▶ What you need to do
Find the lines that hold the word "with" and return them.

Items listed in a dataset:
- - - -

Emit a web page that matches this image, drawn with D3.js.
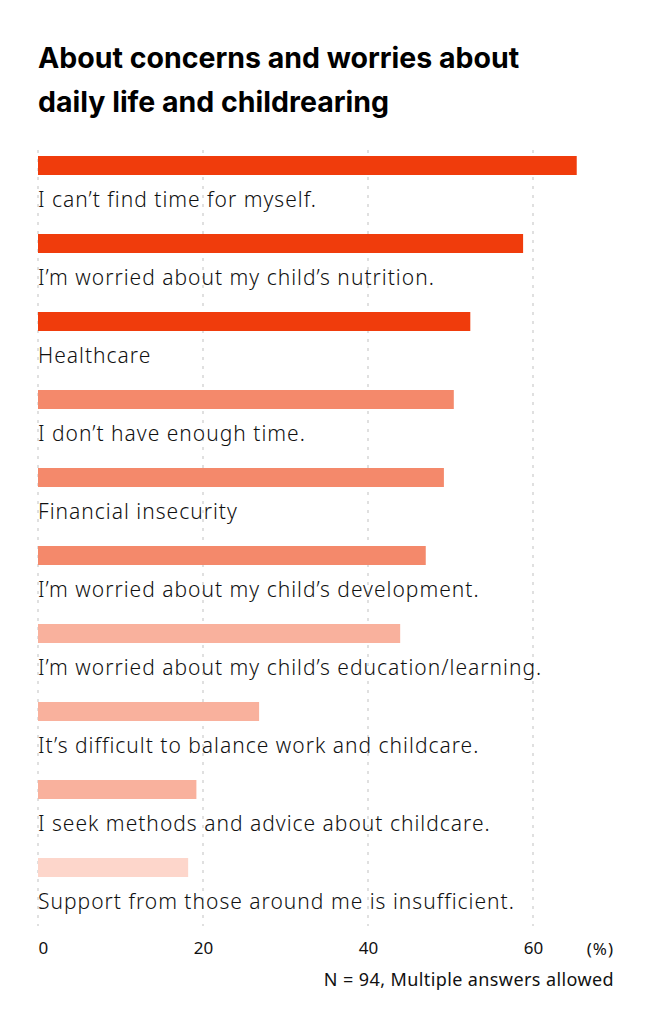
<!DOCTYPE html>
<html>
<head>
<meta charset="utf-8">
<script src="https://cdn.jsdelivr.net/npm/d3@7"></script>
<style>
  body { margin: 0; background: #fff; }
  svg { display: block; }
</style>
</head>
<body>
<svg id="chart" width="654" height="1018"></svg>
<script>
const categories = [
  "I can\u2019t find time for myself.",
  "I\u2019m worried about my child\u2019s nutrition.",
  "Healthcare",
  "I don\u2019t have enough time.",
  "Financial insecurity",
  "I\u2019m worried about my child\u2019s development.",
  "I\u2019m worried about my child\u2019s education/learning.",
  "It\u2019s difficult to balance work and childcare.",
  "I seek methods and advice about childcare.",
  "Support from those around me is insufficient."
];
const values = [65.3, 58.8, 52.4, 50.4, 49.2, 47.0, 43.9, 26.8, 19.2, 18.2];
const groups = [0, 0, 0, 1, 1, 1, 2, 2, 2, 3];
const groupColors = ["#f03c0c", "#f4896b", "#f9b19d", "#fdd6cb"];
const xTicks = [0, 20, 40, 60];
const titleLines = ["About concerns and worries about", "daily life and childrearing"];
const note = "N = 94, Multiple answers allowed";

const left = 38;

const svg = d3.select("#chart");

// title
svg.selectAll(".title")
  .data(titleLines)
  .enter()
  .append("text")
  .attr("class", "title")
  .attr("x", left)
  .attr("y", (d, i) => 68 + i * 44)
  .style("font-family", "Inter, 'Noto Sans', sans-serif")
  .style("font-weight", 700)
  .style("font-size", "28.5px")
  .style("fill", "#000")
  .text(d => d);

const x = d3.scaleLinear()
  .domain([0, 60])
  .range([left, 533]);

const y = d3.scaleBand()
  .domain(categories)
  .range([156, 936]);

const barH = 19;

// dotted grid
svg.append("g")
  .selectAll("line")
  .data(xTicks)
  .enter()
  .append("line")
  .attr("x1", d => x(d))
  .attr("x2", d => x(d))
  .attr("y1", 150)
  .attr("y2", 926)
  .style("stroke", "#d6d6d6")
  .style("stroke-width", 1.5)
  .style("stroke-dasharray", "3,6");

// bars
svg.append("g")
  .selectAll("rect")
  .data(categories)
  .enter()
  .append("rect")
  .attr("x", x(0))
  .attr("y", d => y(d))
  .attr("width", (d, i) => x(values[i]) - x(0))
  .attr("height", barH)
  .style("fill", (d, i) => groupColors[groups[i]]);

// labels
svg.append("g")
  .selectAll("text")
  .data(categories)
  .enter()
  .append("text")
  .attr("x", left)
  .attr("y", d => y(d) + 51)
  .style("font-family", "'Noto Sans', sans-serif")
  .style("font-weight", 300)
  .style("font-size", "21px")
  .style("letter-spacing", "1px")
  .style("fill", "#111")
  .text(d => d);

// x axis labels
const xAxis = d3.axisBottom(x)
  .tickValues(xTicks)
  .tickSize(0)
  .tickPadding(0);

const ax = svg.append("g")
  .attr("transform", "translate(0, 942)")
  .call(xAxis);
ax.select(".domain").remove();
ax.selectAll("text")
  .style("font-family", "'Noto Sans', sans-serif")
  .style("font-size", "17px")
  .style("fill", "#111")
  .attr("text-anchor", d => d === 0 ? "start" : "middle");

svg.append("text")
  .attr("x", 614)
  .attr("y", 955)
  .attr("text-anchor", "end")
  .style("font-family", "'Noto Sans', sans-serif")
  .style("font-size", "17px")
  .style("letter-spacing", "1px")
  .style("fill", "#111")
  .text("(%)");

svg.append("text")
  .attr("x", 614)
  .attr("y", 986)
  .attr("text-anchor", "end")
  .style("font-family", "'Noto Sans', sans-serif")
  .style("font-size", "18px")
  .style("letter-spacing", "0.4px")
  .style("fill", "#111")
  .text(note);
</script>
</body>
</html>
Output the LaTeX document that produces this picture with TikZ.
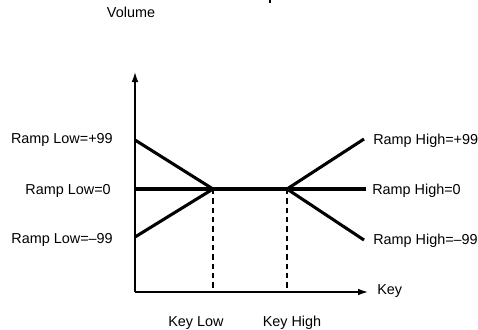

- - - -

▶ Task solution
Emit a web page that matches this image, drawn with D3.js.
Output the LaTeX document that produces this picture with TikZ.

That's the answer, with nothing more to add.